Posted by Graeme Lyons , Monday, 7 August 2017 16:48
During a routine grazing assessment of Malling Down today, I decided to have a quick look for the mythical Red Hemp-nettle that has not been seen there for well over a decade (word of moth from a previous site manager) and it would seem not recorded there since 1987 according to the SxBRC and the reserve spreadsheet. I've looked for it four or five times to no avail. Then today I walked up to an area I thought looked suitable and recorded 17 plants! It really goes to show that persistence is key in natural history. It would have been really easy to give up but I had a hunch this species was still there, ticking along for all these years. Perhaps it's having a good year or in previous years I was maybe too early.
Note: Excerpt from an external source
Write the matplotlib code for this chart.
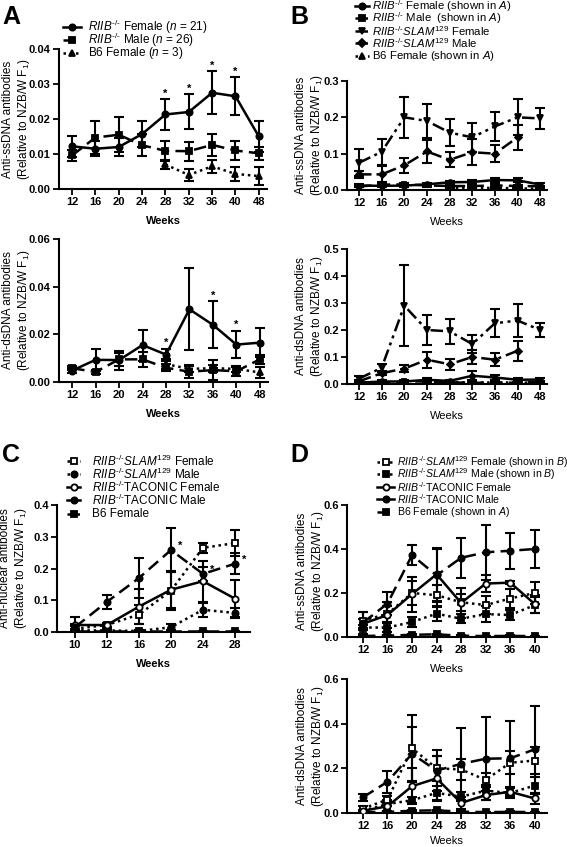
import numpy as np
import matplotlib
matplotlib.use('Agg')
import matplotlib.pyplot as plt
from matplotlib.lines import Line2D

plt.rcParams['font.family'] = ['Liberation Sans', 'DejaVu Sans']
plt.rcParams['mathtext.fontset'] = 'custom'
plt.rcParams['mathtext.rm'] = 'Liberation Sans'
plt.rcParams['mathtext.it'] = 'Liberation Sans:italic'
plt.rcParams['mathtext.bf'] = 'Liberation Sans:bold'

nan = np.nan

# ---------------- data ----------------
weeks_ab = [12, 16, 20, 24, 28, 32, 36, 40, 48]
weeks_c = [10, 12, 16, 20, 24, 28]
weeks_d = [12, 16, 20, 24, 28, 32, 36, 40]

# panel A, anti-ssDNA
ss_f = [0.0122, 0.0115, 0.0120, 0.0157, 0.0213, 0.0220, 0.0275, 0.0265, 0.0150]
ss_f_err = [0.0030, 0.0022, 0.0025, 0.0038, 0.0045, 0.0050, 0.0062, 0.0055, 0.0043]
ss_m = [0.0096, 0.0147, 0.0155, 0.0125, 0.0109, 0.0108, 0.0126, 0.0110, 0.0102]
ss_m_err = [0.0015, 0.0048, 0.0050, 0.0032, 0.0028, 0.0027, 0.0032, 0.0028, 0.0018]
ss_b6 = [nan, nan, nan, nan, 0.0070, 0.0040, 0.0065, 0.0043, 0.0037]
ss_b6_err = [nan, nan, nan, nan, 0.0012, 0.0017, 0.0018, 0.0020, 0.0025]
ss_star = [28, 32, 36, 40]

# panel A, anti-dsDNA
ds_f = [0.0048, 0.0093, 0.0092, 0.0155, 0.0115, 0.0305, 0.0240, 0.0157, 0.0165]
ds_f_err = [0.0010, 0.0047, 0.0040, 0.0065, 0.0025, 0.0172, 0.0098, 0.0058, 0.0060]
ds_m = [0.0058, 0.0042, 0.0095, 0.0095, 0.0060, 0.0043, 0.0050, 0.0045, 0.0095]
ds_m_err = [0.0008, 0.0008, 0.0028, 0.0030, 0.0015, 0.0025, 0.0042, 0.0018, 0.0020]
ds_b6 = [nan, nan, nan, nan, 0.0075, 0.0055, 0.0058, 0.0055, 0.0040]
ds_b6_err = [nan, nan, nan, nan, 0.0020, 0.0015, 0.0015, 0.0012, 0.0022]
ds_star = [28, 36, 40]

# panel B, SLAM129
slam_ss_f = [0.075, 0.105, 0.200, 0.190, 0.158, 0.145, 0.175, 0.200, 0.197]
slam_ss_f_err = [0.037, 0.036, 0.056, 0.047, 0.038, 0.040, 0.041, 0.050, 0.029]
slam_ss_m = [0.043, 0.043, 0.068, 0.106, 0.083, 0.104, 0.100, 0.145, nan]
slam_ss_m_err = [0.010, 0.022, 0.021, 0.031, 0.021, 0.035, 0.023, 0.035, nan]
slam_ds_f = [0.020, 0.060, 0.290, 0.200, 0.195, 0.148, 0.225, 0.235, 0.200]
slam_ds_f_err = [0.010, 0.015, 0.150, 0.056, 0.046, 0.032, 0.052, 0.060, 0.026]
slam_ds_m = [0.010, 0.040, 0.057, 0.090, 0.073, 0.100, 0.090, 0.123, nan]
slam_ds_m_err = [0.005, 0.008, 0.013, 0.030, 0.020, 0.025, 0.023, 0.037, nan]

# panel C, anti-nuclear
ana_slam_f = [0.010, 0.022, 0.055, 0.130, 0.265, 0.280]
ana_slam_f_err = [0.008, 0.006, 0.030, 0.060, 0.015, 0.042]
ana_slam_m = [0.005, 0.005, 0.003, 0.015, 0.070, 0.060]
ana_slam_m_err = [0.003, 0.003, 0.002, 0.010, 0.022, 0.015]
ana_tac_f = [0.022, 0.022, 0.080, 0.133, 0.160, 0.105]
ana_tac_f_err = [0.025, 0.005, 0.055, 0.058, 0.065, 0.058]
ana_tac_m = [0.015, 0.095, 0.170, 0.258, 0.183, 0.215]
ana_tac_m_err = [0.010, 0.023, 0.062, 0.070, 0.022, 0.033]
ana_b6 = [0.002, 0.002, 0.002, 0.002, 0.002, 0.002]
ana_b6_err = [0.001, 0.001, 0.001, 0.001, 0.001, 0.001]
ana_star = [20, 24, 28]

# panel D, TACONIC
tac_ss_f = [0.060, 0.100, 0.195, 0.285, 0.155, 0.243, 0.247, 0.150]
tac_ss_f_err = [0.020, 0.060, 0.080, 0.120, 0.070, 0.040, 0.008, 0.040]
tac_ss_m = [0.065, 0.152, 0.372, 0.280, 0.360, 0.385, 0.392, 0.400]
tac_ss_m_err = [0.050, 0.053, 0.046, 0.120, 0.090, 0.125, 0.083, 0.088]
b6_ss_d = [0.005, 0.006, 0.010, 0.012, 0.006, 0.004, 0.005, 0.004]
tac_ds_f = [0.010, 0.030, 0.120, 0.155, 0.045, 0.080, 0.095, 0.065]
tac_ds_f_err = [0.005, 0.030, 0.080, 0.100, 0.025, 0.020, 0.020, 0.025]
tac_ds_m = [0.070, 0.140, 0.265, 0.190, 0.220, 0.243, 0.245, 0.285]
tac_ds_m_err = [0.015, 0.050, 0.120, 0.090, 0.160, 0.187, 0.165, 0.195]
b6_ds_d = [0.004, 0.005, 0.010, 0.012, 0.006, 0.004, 0.005, 0.004]

# ---------------- styles ----------------
SOLID = '-'
DASH = (0, (5, 2.5))
DOT = (0, (1, 1.5))
DASHDOT = (0, (5, 2, 1.2, 2))
DASHDOTDOT = (0, (5, 1.8, 1.2, 1.8, 1.2, 1.8))

W, H = 567, 847
fig = plt.figure(figsize=(W / 100, H / 100), dpi=100)


def rect(l, r, t, b):
    return [l / W, 1 - b / H, (r - l) / W, (b - t) / H]


def series(ax, y, err, ls, marker, mfc='k', ms=4.5, lw=1.8):
    x = np.arange(len(y))
    y = np.array(y, dtype=float)
    ax.errorbar(x, y, yerr=err, fmt='none', ecolor='k', elinewidth=1.5,
                capsize=3.5, capthick=1.5, zorder=2)
    ax.plot(x, y, color='k', ls=ls, lw=lw, marker=marker, ms=ms,
            mfc=mfc, mec='k', mew=1.3, zorder=3)


def style(ax, weeks, ylim, yticks, yfmt, ylabel, xlim, label_x, bold_weeks=True,
          weeks_pad=6):
    ax.set_xlim(*xlim)
    ax.set_ylim(*ylim)
    ax.set_xticks(np.arange(len(weeks)))
    ax.set_xticklabels([str(w) for w in weeks], fontweight='bold', fontsize=8)
    ax.set_yticks(yticks)
    ax.set_yticklabels([yfmt % v for v in yticks], fontweight='bold', fontsize=8)
    for s in ['top', 'right']:
        ax.spines[s].set_visible(False)
    for s in ['left', 'bottom']:
        ax.spines[s].set_linewidth(1.5)
    ax.tick_params(width=1.3, length=4, pad=2)
    ax.set_ylabel(ylabel, fontsize=8.5, linespacing=1.15)
    # place the two-line label by its centre, in figure pixels
    bb = ax.get_position()
    ax.yaxis.set_label_coords((label_x / W - bb.x0) / bb.width, 0.5)
    ax.yaxis.label.set_va('center')
    ax.set_xlabel('Weeks', fontsize=8, fontweight='bold' if bold_weeks else 'normal',
                  labelpad=weeks_pad)


def stars(ax, weeks, sel, y, err, dy, dx=0.0):
    for w in sel:
        i = weeks.index(w)
        ax.text(i + dx, y[i] + err[i] + dy, '*', ha='center', va='center',
                fontsize=8, fontweight='bold')


def legend(entries, x0, x1, xt, ys, fs=8.2):
    for (ls, marker, mfc, label), y in zip(entries, ys):
        yy = 1 - y / H
        fig.add_artist(Line2D([x0 / W, x1 / W], [yy, yy], transform=fig.transFigure,
                              color='k', ls=ls, lw=1.8))
        fig.add_artist(Line2D([(x0 + x1) / 2 / W], [yy], transform=fig.transFigure,
                              color='k', ls='none', marker=marker, ms=4.5,
                              mfc=mfc, mec='k', mew=1.3))
        fig.text(xt / W, yy, label, ha='left', va='center', fontsize=fs)


RIIB = r'$\mathit{RIIB}^{\text{-/-}}$'
SLAM = r'$\mathit{RIIB}^{\text{-/-}}\mathit{SLAM}^{\text{129}}$'
YSS = 'Anti-ssDNA antibodies\n(Relative to NZB/W F$_1$)'
YDS = 'Anti-dsDNA antibodies\n(Relative to NZB/W F$_1$)'
YANA = 'Anti-nuclear antibodies\n(Relative to NZB/W F$_1$)'

# ---------------- panel A ----------------
ax = fig.add_axes(rect(59, 267, 49, 189))
series(ax, ss_b6, ss_b6_err, DOT, '^')
series(ax, ss_m, ss_m_err, DASH, 's')
series(ax, ss_f, ss_f_err, SOLID, 'o')
stars(ax, weeks_ab, ss_star, ss_f, ss_f_err, 0.0015)
style(ax, weeks_ab, (0, 0.04), [0, 0.01, 0.02, 0.03, 0.04], '%.2f', YSS,
      (-0.56, 8.35), 17)

ax = fig.add_axes(rect(59, 268, 239, 382))
series(ax, ds_b6, ds_b6_err, DOT, '^')
series(ax, ds_m, ds_m_err, DASH, 's')
series(ax, ds_f, ds_f_err, SOLID, 'o')
stars(ax, weeks_ab, ds_star, ds_f, ds_f_err, 0.0025)
style(ax, weeks_ab, (0, 0.06), [0, 0.02, 0.04, 0.06], '%.2f', YDS,
      (-0.56, 8.35), 17)

legend([(SOLID, 'o', 'k', RIIB + r' Female ($\mathit{n}$ = 21)'),
        (DASH, 's', 'k', RIIB + r' Male ($\mathit{n}$ = 26)'),
        (DOT, '^', 'k', r'B6 Female ($\mathit{n}$ = 3)')],
       63, 81, 88, [27, 40, 53], fs=8.5)
fig.text(2 / W, 1 - 17 / H, 'A', fontsize=18, fontweight='bold', va='center')

# ---------------- panel B ----------------
ax = fig.add_axes(rect(347, 547, 81, 190))
series(ax, slam_ss_f, slam_ss_f_err, DASHDOTDOT, 'v')
series(ax, slam_ss_m, slam_ss_m_err, DASHDOT, 'D', ms=3.5)
series(ax, ss_b6, ss_b6_err, DOT, '^', ms=3.5)
series(ax, ss_m, ss_m_err, DASH, 's', ms=3.5)
series(ax, ss_f, ss_f_err, SOLID, 'o', ms=3.5)
style(ax, weeks_ab, (0, 0.3), [0, 0.1, 0.2, 0.3], '%.1f', YSS, (-0.53, 8.3),
      310, bold_weeks=False)

ax = fig.add_axes(rect(347, 547, 249, 384))
series(ax, slam_ds_f, slam_ds_f_err, DASHDOTDOT, 'v')
series(ax, slam_ds_m, slam_ds_m_err, DASHDOT, 'D', ms=3.5)
series(ax, ds_b6, ds_b6_err, DOT, '^', ms=3.5)
series(ax, ds_m, ds_m_err, DASH, 's', ms=3.5)
series(ax, ds_f, ds_f_err, SOLID, 'o', ms=3.5)
style(ax, weeks_ab, (0, 0.5), [0, 0.1, 0.2, 0.3, 0.4, 0.5], '%.1f', YDS,
      (-0.53, 8.3), 310, bold_weeks=False)

legend([(SOLID, 'o', 'k', RIIB + r' Female (shown in $\mathit{A}$)'),
        (DASH, 's', 'k', RIIB + r' Male  (shown in $\mathit{A}$)'),
        (DASHDOTDOT, 'v', 'k', SLAM + ' Female'),
        (DASHDOT, 'D', 'k', SLAM + ' Male'),
        (DOT, '^', 'k', r'B6 Female (shown in $\mathit{A}$)')],
       355, 369, 372, [6, 18.5, 31, 43.5, 56])
fig.text(290 / W, 1 - 17 / H, 'B', fontsize=18, fontweight='bold', va='center')

# ---------------- panel C ----------------
ax = fig.add_axes(rect(57, 250, 505, 632))
series(ax, ana_b6, ana_b6_err, DASH, 's')
series(ax, ana_slam_m, ana_slam_m_err, DOT, 'o')
series(ax, ana_slam_f, ana_slam_f_err, DOT, 's', mfc='white')
series(ax, ana_tac_f, ana_tac_f_err, SOLID, 'o', mfc='white')
series(ax, ana_tac_m, ana_tac_m_err, DASH, 'o')
for w in ana_star:
    i = weeks_c.index(w)
    ax.text(i + 0.3, ana_tac_m[i] + 0.012, '*', ha='center', va='center',
            fontsize=8, fontweight='bold')
style(ax, weeks_c, (0, 0.4), [0, 0.1, 0.2, 0.3, 0.4], '%.1f', YANA,
      (-0.56, 5.47), 14)

legend([(DOT, 's', 'white', SLAM + ' Female'),
        (DOT, 'o', 'k', SLAM + ' Male'),
        (SOLID, 'o', 'white', RIIB + 'TACONIC Female'),
        (SOLID, 'o', 'k', RIIB + 'TACONIC Male'),
        (DASH, 's', 'k', 'B6 Female')],
       67, 80, 92, [461, 474, 487, 500, 514], fs=8.5)
fig.text(2 / W, 1 - 455 / H, 'C', fontsize=18, fontweight='bold', va='center')

# ---------------- panel D ----------------
ax = fig.add_axes(rect(347, 547, 505, 637))
series(ax, b6_ss_d, [0.002] * 8, DASH, 's')
series(ax, slam_ss_m[:8], slam_ss_m_err[:8], DOT, 's')
series(ax, slam_ss_f[:8], slam_ss_f_err[:8], DOT, 's', mfc='white')
series(ax, tac_ss_f, tac_ss_f_err, SOLID, 'o', mfc='white')
series(ax, tac_ss_m, tac_ss_m_err, DASH, 'o')
style(ax, weeks_d, (0, 0.6), [0, 0.2, 0.4, 0.6], '%.1f', YSS, (-0.65, 7.5),
      311, bold_weeks=False)

ax = fig.add_axes(rect(347, 547, 679, 813))
series(ax, b6_ds_d, [0.002] * 8, DASH, 's')
series(ax, slam_ds_m[:8], slam_ds_m_err[:8], DOT, 's')
series(ax, slam_ds_f[:8], slam_ds_f_err[:8], DOT, 's', mfc='white')
series(ax, tac_ds_f, tac_ds_f_err, SOLID, 'o', mfc='white')
series(ax, tac_ds_m, tac_ds_m_err, DASH, 'o')
style(ax, weeks_d, (0, 0.6), [0, 0.2, 0.4, 0.6], '%.1f', YDS, (-0.65, 7.5),
      311, bold_weeks=False, weeks_pad=3)

legend([(DOT, 's', 'white', SLAM + r' Female (shown in $\mathit{B}$)'),
        (DOT, 's', 'k', SLAM + r' Male (shown in $\mathit{B}$)'),
        (SOLID, 'o', 'white', RIIB + 'TACONIC Female'),
        (SOLID, 'o', 'k', RIIB + 'TACONIC Male'),
        (DASH, 's', 'k', r'B6 Female (shown in $\mathit{A}$)')],
       377, 394, 397, [462, 474, 487, 499, 512], fs=7.6)
fig.text(290 / W, 1 - 455 / H, 'D', fontsize=18, fontweight='bold', va='center')

fig.savefig('out.png', dpi=100)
I've only ever seen this plant at Rye Harbour, it's stronghold in the county along with Pevensey Bay and Pagham. What's all the fuss about though? Well this plant is classed as Critically Endangered on the Red List, basically the highest level of assessment you can get before going extinct. So it's great that this little plant with big flowers has been re-found at Malling Down after all these years, as it's now only known from a few dozen sites according to Plantlife. You can read up on it here. At Malling, the 'natural' (it's an old quarry) creation of chalk scree formed by erosion in the quarry is all that is needed to keep this habitat open, although long-term it will probably need some scrub clearance. Being an annual, it must have been here all along as I don't think it's been lurking in the seed bank.
It's a poor competitor, and likes bare, loose chalky or sandy soil. At Rye Harbour it grows on the vegetated shingle, at Malling, it's at the bottom of a huge quarry, right where I always thought it would be! Why I have not seen it before, I don't know but I suspect I have been looking too early. Here is a shot of the habitat.
We GPS'd 17 plants in all, 13 in one cluster, then three and then a singleton, all quite close together. As the 1987 area was given only as a six figure grid reference, we now have more detailed records to eight figures of where the plants are growing. Suitable looking habitat further up the slope held no more plants. There is another area in the quarry that would take a bit of getting to that might be worth a look though. Brilliant news!
Other plants new to the reserve today included two Hairy Buttercups growing in the bottom of a damp dew pond and some Pellitory-of-the-wall at the top of the quarry. Walking around the quarry we saw several Galium Carpets. A bit like a Common Carpet but more black and white and with a slightly concave leading edge to the fore-wing.
Excellent find Graeme. I feel a connection to this species, via Dungeness and just three miles from home on Langley Vale Farm. My first was at Rye Harbour. Never tire of it.